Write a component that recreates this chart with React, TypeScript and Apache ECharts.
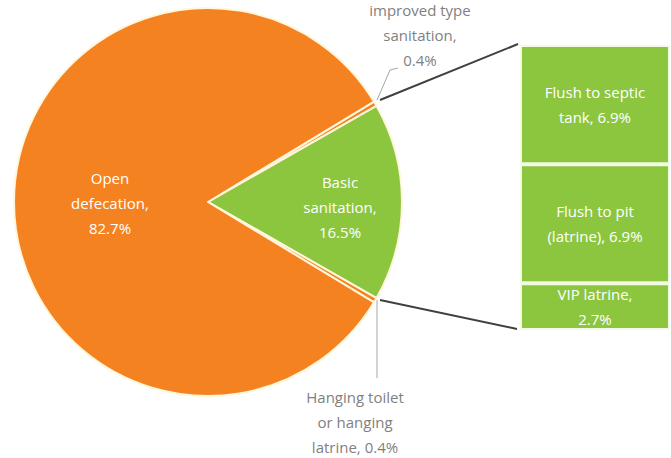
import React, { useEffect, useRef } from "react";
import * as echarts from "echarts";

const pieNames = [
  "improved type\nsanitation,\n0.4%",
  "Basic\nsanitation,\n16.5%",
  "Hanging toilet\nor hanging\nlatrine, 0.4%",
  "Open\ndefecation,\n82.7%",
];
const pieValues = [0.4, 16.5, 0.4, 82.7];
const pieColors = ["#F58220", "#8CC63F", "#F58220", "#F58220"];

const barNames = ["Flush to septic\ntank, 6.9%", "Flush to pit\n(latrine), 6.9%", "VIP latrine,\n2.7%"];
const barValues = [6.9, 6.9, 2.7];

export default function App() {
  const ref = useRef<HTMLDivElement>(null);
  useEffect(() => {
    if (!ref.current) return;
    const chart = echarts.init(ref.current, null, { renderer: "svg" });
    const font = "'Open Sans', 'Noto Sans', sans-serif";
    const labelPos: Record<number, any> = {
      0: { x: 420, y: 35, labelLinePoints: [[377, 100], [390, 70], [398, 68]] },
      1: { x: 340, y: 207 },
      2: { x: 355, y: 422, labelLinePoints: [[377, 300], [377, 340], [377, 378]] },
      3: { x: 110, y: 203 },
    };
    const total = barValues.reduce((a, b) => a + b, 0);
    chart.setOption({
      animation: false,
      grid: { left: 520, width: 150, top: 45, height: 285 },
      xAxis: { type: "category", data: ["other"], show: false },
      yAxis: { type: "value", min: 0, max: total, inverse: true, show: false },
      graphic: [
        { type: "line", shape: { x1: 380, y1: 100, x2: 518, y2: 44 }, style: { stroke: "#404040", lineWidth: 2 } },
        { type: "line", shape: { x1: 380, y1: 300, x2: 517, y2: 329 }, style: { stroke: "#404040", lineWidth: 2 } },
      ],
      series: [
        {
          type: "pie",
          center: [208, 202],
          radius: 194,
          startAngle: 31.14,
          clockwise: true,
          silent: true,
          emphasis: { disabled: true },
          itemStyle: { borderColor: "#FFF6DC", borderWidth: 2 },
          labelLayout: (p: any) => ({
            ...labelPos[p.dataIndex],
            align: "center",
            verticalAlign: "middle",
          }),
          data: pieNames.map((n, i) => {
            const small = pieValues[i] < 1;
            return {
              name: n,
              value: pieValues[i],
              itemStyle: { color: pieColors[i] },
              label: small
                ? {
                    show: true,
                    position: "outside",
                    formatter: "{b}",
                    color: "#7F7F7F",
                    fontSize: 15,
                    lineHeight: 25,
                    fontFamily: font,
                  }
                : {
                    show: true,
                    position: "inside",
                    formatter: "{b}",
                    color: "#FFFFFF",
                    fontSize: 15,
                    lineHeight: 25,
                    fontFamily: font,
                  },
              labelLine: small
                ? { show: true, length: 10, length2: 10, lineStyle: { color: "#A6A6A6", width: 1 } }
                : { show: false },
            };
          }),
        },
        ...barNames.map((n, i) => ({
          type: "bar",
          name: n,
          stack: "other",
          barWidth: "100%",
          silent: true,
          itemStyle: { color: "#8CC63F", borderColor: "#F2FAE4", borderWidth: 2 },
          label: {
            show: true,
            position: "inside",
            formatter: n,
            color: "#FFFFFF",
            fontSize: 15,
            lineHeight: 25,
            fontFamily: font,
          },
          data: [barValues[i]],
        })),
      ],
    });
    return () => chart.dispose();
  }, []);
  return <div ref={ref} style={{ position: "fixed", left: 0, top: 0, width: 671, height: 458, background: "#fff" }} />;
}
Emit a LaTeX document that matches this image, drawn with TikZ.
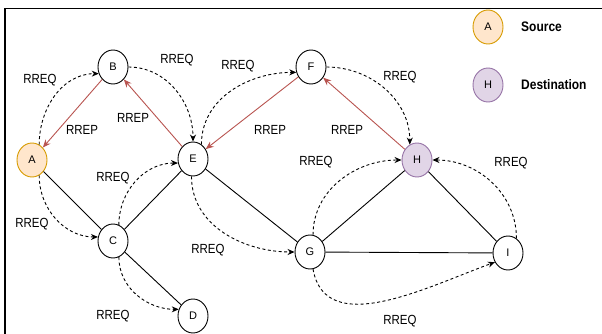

-=-=-=-=-

Can you retype every record above exactly, leaving out the pictures?

**EXPECTED OUTPUT:**
Write a component that recreates this chart with React, TypeScript and Apache ECharts.
import React, { useEffect, useRef } from "react";
import * as echarts from "echarts";

const pieNames = [
  "improved type\nsanitation,\n0.4%",
  "Basic\nsanitation,\n16.5%",
  "Hanging toilet\nor hanging\nlatrine, 0.4%",
  "Open\ndefecation,\n82.7%",
];
const pieValues = [0.4, 16.5, 0.4, 82.7];
const pieColors = ["#F58220", "#8CC63F", "#F58220", "#F58220"];

const barNames = ["Flush to septic\ntank, 6.9%", "Flush to pit\n(latrine), 6.9%", "VIP latrine,\n2.7%"];
const barValues = [6.9, 6.9, 2.7];

export default function App() {
  const ref = useRef<HTMLDivElement>(null);
  useEffect(() => {
    if (!ref.current) return;
    const chart = echarts.init(ref.current, null, { renderer: "svg" });
    const font = "'Open Sans', 'Noto Sans', sans-serif";
    const labelPos: Record<number, any> = {
      0: { x: 420, y: 35, labelLinePoints: [[377, 100], [390, 70], [398, 68]] },
      1: { x: 340, y: 207 },
      2: { x: 355, y: 422, labelLinePoints: [[377, 300], [377, 340], [377, 378]] },
      3: { x: 110, y: 203 },
    };
    const total = barValues.reduce((a, b) => a + b, 0);
    chart.setOption({
      animation: false,
      grid: { left: 520, width: 150, top: 45, height: 285 },
      xAxis: { type: "category", data: ["other"], show: false },
      yAxis: { type: "value", min: 0, max: total, inverse: true, show: false },
      graphic: [
        { type: "line", shape: { x1: 380, y1: 100, x2: 518, y2: 44 }, style: { stroke: "#404040", lineWidth: 2 } },
        { type: "line", shape: { x1: 380, y1: 300, x2: 517, y2: 329 }, style: { stroke: "#404040", lineWidth: 2 } },
      ],
      series: [
        {
          type: "pie",
          center: [208, 202],
          radius: 194,
          startAngle: 31.14,
          clockwise: true,
          silent: true,
          emphasis: { disabled: true },
          itemStyle: { borderColor: "#FFF6DC", borderWidth: 2 },
          labelLayout: (p: any) => ({
            ...labelPos[p.dataIndex],
            align: "center",
            verticalAlign: "middle",
          }),
          data: pieNames.map((n, i) => {
            const small = pieValues[i] < 1;
            return {
              name: n,
              value: pieValues[i],
              itemStyle: { color: pieColors[i] },
              label: small
                ? {
                    show: true,
                    position: "outside",
                    formatter: "{b}",
                    color: "#7F7F7F",
                    fontSize: 15,
                    lineHeight: 25,
                    fontFamily: font,
                  }
                : {
                    show: true,
                    position: "inside",
                    formatter: "{b}",
                    color: "#FFFFFF",
                    fontSize: 15,
                    lineHeight: 25,
                    fontFamily: font,
                  },
              labelLine: small
                ? { show: true, length: 10, length2: 10, lineStyle: { color: "#A6A6A6", width: 1 } }
                : { show: false },
            };
          }),
        },
        ...barNames.map((n, i) => ({
          type: "bar",
          name: n,
          stack: "other",
          barWidth: "100%",
          silent: true,
          itemStyle: { color: "#8CC63F", borderColor: "#F2FAE4", borderWidth: 2 },
          label: {
            show: true,
            position: "inside",
            formatter: n,
            color: "#FFFFFF",
            fontSize: 15,
            lineHeight: 25,
            fontFamily: font,
          },
          data: [barValues[i]],
        })),
      ],
    });
    return () => chart.dispose();
  }, []);
  return <div ref={ref} style={{ position: "fixed", left: 0, top: 0, width: 671, height: 458, background: "#fff" }} />;
}
Emit a LaTeX document that matches this image, drawn with TikZ.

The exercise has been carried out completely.